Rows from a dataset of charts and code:

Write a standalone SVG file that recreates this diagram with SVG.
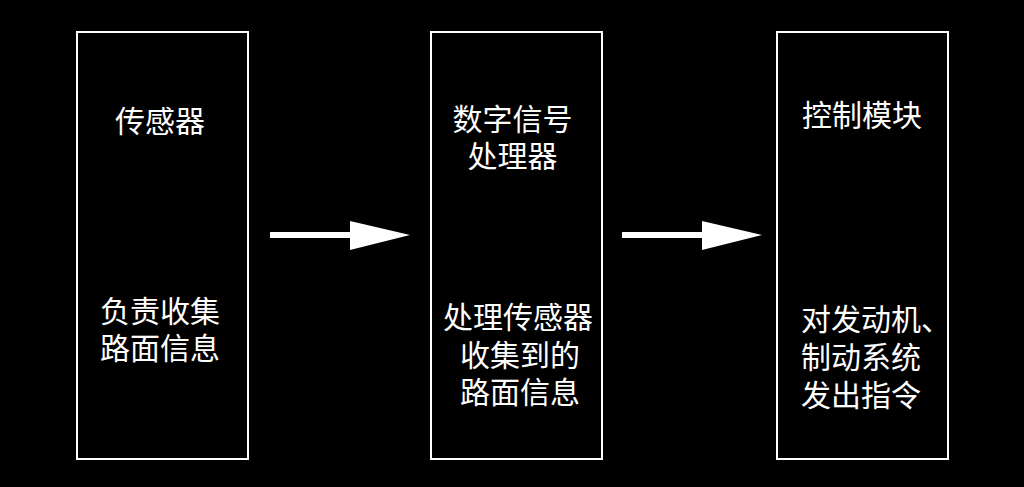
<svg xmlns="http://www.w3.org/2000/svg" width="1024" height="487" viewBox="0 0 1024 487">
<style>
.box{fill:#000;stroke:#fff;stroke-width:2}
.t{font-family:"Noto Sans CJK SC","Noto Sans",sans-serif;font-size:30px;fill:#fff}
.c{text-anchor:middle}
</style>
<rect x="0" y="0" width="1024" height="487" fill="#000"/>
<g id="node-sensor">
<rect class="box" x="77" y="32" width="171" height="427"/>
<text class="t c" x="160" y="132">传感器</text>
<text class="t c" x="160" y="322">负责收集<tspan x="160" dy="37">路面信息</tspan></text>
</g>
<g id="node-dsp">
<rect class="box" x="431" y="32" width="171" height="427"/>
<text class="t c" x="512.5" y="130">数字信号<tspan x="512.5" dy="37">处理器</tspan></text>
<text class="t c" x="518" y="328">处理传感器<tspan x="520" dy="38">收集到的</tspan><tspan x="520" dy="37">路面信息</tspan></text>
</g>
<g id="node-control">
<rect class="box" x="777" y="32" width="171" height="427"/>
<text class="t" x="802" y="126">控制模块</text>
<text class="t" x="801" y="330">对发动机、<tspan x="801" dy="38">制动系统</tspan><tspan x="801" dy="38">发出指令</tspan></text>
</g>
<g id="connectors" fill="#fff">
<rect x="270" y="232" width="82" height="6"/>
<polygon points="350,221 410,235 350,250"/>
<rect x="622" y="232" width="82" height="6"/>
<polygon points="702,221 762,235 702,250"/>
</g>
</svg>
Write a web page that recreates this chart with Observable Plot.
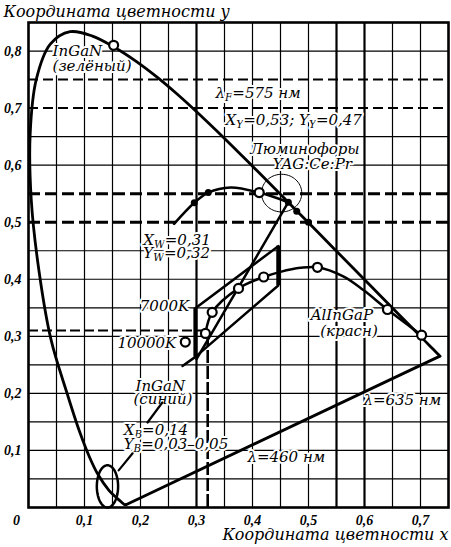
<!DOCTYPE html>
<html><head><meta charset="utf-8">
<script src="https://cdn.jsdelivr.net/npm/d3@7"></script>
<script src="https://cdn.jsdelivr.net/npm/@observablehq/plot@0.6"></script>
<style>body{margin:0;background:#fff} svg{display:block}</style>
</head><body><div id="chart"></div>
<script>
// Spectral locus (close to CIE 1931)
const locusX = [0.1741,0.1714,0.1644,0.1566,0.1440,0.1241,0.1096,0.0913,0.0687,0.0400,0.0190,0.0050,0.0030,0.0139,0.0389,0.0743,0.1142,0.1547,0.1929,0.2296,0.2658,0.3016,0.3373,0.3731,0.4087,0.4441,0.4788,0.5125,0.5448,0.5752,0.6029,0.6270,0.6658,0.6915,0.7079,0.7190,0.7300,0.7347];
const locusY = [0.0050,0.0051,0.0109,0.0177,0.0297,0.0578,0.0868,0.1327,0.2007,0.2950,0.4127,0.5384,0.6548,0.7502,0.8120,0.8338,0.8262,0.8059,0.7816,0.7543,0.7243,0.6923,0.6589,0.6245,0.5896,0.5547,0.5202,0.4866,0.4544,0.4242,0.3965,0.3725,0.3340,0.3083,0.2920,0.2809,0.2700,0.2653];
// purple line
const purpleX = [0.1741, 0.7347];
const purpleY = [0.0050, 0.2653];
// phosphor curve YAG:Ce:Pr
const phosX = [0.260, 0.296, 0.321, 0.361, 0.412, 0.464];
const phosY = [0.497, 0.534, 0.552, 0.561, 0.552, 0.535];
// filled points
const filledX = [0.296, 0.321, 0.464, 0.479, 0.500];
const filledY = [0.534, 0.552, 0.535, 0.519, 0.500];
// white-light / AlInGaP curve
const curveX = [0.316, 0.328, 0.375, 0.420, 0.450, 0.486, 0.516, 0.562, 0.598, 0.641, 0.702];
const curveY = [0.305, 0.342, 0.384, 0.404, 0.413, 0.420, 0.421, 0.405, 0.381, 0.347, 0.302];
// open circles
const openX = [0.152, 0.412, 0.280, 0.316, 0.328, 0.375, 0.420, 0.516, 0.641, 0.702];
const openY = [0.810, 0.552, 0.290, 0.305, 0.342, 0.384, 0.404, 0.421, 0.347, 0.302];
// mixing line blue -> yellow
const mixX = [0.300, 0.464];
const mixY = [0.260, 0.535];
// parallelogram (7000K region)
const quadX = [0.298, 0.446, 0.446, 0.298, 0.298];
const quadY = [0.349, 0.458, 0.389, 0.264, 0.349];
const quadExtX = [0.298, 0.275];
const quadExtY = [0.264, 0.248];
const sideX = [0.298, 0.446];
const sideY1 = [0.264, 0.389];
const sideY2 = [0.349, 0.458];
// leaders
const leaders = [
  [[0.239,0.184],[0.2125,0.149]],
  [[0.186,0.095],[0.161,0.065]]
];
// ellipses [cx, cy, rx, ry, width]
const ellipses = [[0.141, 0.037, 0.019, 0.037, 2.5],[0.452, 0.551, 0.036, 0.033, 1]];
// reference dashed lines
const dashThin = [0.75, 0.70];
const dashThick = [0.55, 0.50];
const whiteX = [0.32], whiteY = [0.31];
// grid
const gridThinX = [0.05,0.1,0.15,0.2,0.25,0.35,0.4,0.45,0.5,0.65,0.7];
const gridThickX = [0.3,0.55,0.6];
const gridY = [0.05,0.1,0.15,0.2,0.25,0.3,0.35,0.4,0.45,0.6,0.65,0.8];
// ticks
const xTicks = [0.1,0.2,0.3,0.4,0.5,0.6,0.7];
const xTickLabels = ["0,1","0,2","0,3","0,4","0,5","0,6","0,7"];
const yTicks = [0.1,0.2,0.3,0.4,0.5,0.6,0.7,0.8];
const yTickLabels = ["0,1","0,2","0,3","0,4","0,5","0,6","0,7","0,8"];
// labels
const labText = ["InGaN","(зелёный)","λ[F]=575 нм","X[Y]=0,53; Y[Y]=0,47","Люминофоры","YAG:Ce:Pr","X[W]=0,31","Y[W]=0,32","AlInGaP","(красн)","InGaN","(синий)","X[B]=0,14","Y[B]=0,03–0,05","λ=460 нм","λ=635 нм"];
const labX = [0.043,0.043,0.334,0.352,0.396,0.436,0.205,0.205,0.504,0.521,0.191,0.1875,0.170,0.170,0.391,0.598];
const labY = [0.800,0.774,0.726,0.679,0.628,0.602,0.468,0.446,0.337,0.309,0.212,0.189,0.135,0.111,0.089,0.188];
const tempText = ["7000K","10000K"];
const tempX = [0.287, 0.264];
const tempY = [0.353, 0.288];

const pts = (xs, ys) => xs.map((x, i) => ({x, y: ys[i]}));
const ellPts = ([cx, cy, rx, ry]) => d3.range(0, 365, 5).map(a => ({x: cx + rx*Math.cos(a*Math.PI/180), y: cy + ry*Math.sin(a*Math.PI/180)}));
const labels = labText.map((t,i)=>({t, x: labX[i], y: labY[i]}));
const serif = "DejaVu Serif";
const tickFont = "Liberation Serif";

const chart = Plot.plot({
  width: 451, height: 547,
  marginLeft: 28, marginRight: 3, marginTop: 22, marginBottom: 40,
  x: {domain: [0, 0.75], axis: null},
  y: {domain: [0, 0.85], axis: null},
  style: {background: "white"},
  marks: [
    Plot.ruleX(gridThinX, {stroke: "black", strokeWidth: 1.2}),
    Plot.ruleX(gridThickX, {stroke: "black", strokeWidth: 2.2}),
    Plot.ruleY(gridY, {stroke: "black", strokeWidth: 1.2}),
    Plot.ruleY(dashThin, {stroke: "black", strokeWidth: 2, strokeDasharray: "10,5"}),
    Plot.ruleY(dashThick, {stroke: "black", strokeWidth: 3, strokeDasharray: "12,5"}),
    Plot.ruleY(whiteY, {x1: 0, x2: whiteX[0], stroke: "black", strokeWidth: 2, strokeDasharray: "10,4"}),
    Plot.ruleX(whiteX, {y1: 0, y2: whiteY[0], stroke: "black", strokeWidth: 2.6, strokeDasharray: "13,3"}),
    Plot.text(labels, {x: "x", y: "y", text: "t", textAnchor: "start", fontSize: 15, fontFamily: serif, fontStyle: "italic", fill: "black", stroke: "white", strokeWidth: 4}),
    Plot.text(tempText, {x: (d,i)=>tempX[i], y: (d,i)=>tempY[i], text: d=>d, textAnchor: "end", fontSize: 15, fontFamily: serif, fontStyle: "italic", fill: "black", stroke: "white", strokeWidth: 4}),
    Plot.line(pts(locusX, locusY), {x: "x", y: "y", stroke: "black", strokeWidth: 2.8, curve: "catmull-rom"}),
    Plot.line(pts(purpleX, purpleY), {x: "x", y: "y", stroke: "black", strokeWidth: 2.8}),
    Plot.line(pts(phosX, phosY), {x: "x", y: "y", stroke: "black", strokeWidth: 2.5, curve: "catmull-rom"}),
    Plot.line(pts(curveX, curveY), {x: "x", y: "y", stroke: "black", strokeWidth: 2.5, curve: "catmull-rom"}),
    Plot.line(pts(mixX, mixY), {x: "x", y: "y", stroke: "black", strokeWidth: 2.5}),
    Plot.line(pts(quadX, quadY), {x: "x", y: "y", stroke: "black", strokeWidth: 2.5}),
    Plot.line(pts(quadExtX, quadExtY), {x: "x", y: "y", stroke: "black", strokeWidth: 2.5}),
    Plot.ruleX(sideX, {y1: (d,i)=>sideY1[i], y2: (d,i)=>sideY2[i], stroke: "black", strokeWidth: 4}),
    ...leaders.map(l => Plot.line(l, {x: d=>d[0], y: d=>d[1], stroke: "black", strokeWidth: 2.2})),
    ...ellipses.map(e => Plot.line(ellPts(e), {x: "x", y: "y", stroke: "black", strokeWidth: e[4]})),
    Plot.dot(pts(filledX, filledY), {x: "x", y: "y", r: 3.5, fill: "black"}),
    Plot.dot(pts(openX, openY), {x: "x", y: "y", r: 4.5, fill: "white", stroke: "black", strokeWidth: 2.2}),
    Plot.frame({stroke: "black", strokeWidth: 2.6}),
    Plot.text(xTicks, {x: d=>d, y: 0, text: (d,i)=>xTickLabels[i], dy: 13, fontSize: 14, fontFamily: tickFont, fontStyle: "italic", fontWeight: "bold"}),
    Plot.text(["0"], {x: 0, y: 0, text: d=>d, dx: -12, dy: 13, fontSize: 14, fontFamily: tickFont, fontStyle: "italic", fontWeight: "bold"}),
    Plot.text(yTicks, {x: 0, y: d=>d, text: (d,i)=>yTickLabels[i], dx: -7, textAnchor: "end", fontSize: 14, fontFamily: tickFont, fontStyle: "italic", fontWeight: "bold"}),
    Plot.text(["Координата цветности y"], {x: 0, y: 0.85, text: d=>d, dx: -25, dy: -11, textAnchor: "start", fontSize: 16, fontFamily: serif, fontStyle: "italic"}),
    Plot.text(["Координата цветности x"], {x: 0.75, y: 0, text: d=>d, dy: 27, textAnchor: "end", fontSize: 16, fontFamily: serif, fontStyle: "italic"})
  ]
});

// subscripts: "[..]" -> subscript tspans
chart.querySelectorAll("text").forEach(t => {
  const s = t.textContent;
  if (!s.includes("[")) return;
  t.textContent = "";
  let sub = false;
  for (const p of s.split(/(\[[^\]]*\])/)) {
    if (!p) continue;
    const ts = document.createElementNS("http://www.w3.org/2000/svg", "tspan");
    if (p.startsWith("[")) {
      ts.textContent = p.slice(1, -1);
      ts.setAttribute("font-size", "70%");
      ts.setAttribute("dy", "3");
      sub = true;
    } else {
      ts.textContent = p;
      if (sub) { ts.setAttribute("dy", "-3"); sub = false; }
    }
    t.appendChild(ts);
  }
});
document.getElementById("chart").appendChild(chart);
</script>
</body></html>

**Objective:** Using the records above, gather all lines where the string "Write" is present.

**Solved problem:**
Write a standalone SVG file that recreates this diagram with SVG.
Write a web page that recreates this chart with Observable Plot.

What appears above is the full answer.